The show conjures up images of those magic childhood moments when you become absorbed by an object or image and time seems to stand still. A spellbound state, distanced from all responsibilities, in which the subject does not act but merely observes the world from afar. Situations in which, freed from external influences, creativity has no limits. In short, moments of liberty in which the shackles of one’s imagination are removed.
“Arrebato” offers various aesthetics within two themes, “absortos” (“absorbed”) and the “no lugares” (“nowhere places”), with works from such consecrated artists as Nan Goldin, Hiroshi Sugimoto, Sally Mann and Bill Henson, together with emerging artists breaking onto the international scene, such as Sergio Belinchón, Ellen Kooi, Cristina Martín Lara, Julia Fullerton-Batten, Pétur Thomsen, Bianca Brunner, Leo Fabrizio, Johann Ryno de Wet, Rodrigo Gonzalo and María Castelló.
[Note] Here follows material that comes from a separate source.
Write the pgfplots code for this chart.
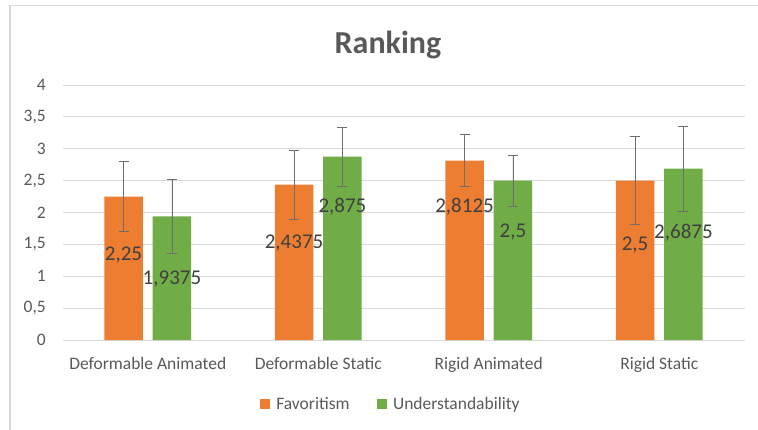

“Absortos” is a collection of pieces in which a certain character becomes, through antonomasia, the star of the “captivated moment”. In the majority of cases, they are women, represented in a state of shock, ecstasy, submerged in their own thoughts and visions. Characters that lead the observer into their own interior world and make them reflect on their own lives. Nan Goldin (Washington DC, USA, 1953) depicts for us the life of a woman in front of her own reflection; Bianca Brunner (Chur, Switzerland, 1974) and Cristina Martín Lara (Malaga, Spain, 1972) depict moments of contemplation projected beyond themselves as vanishing points; Bill Henson (Melbourne, Australia, 1955), Sally Mann (Virginia, USA, 1951), Ellen Kooi (Leeuwarden, Holland, 1962) and Julia Fullerton-Batten (Bremen, Germany, 1970) depict ecstatic and mysterious youths.

The “no lugares” depict moments outside of time, where the act of observing nature or uninhabited artistic spaces leads the observer to a limitless state in which time has no meaning and from which the mind emerges cleansed and purified. Photographs of exteriors, such as those by Hiroshi Sugimoto (Tokyo, Japan, 1948) and one of his famous seascapes, Leo Fabrizio (Moudon, Switzerland, 1976), where the artificial nature opens doors for us to other parallel “nowhere places” and Pétur Thomsen (Reykjavik, Iceland, 1973) with images of “injured” nature from the Icelandic paradise. Photographs of uninhabited artistic spaces where artists such as Sergio Belinchón (Valencia, Spain,1971), Johann Ryno de Wet (Johannesburg, South Africa, 1982), Rodrigo Gonzalo (Burgos, Spain, 1978) and María Castelló (Madrid, Spain, 1979) lead us to places shrouded in a halo of mystery, uncertainty and apprehension; sensations that are subtly suggested to the observer.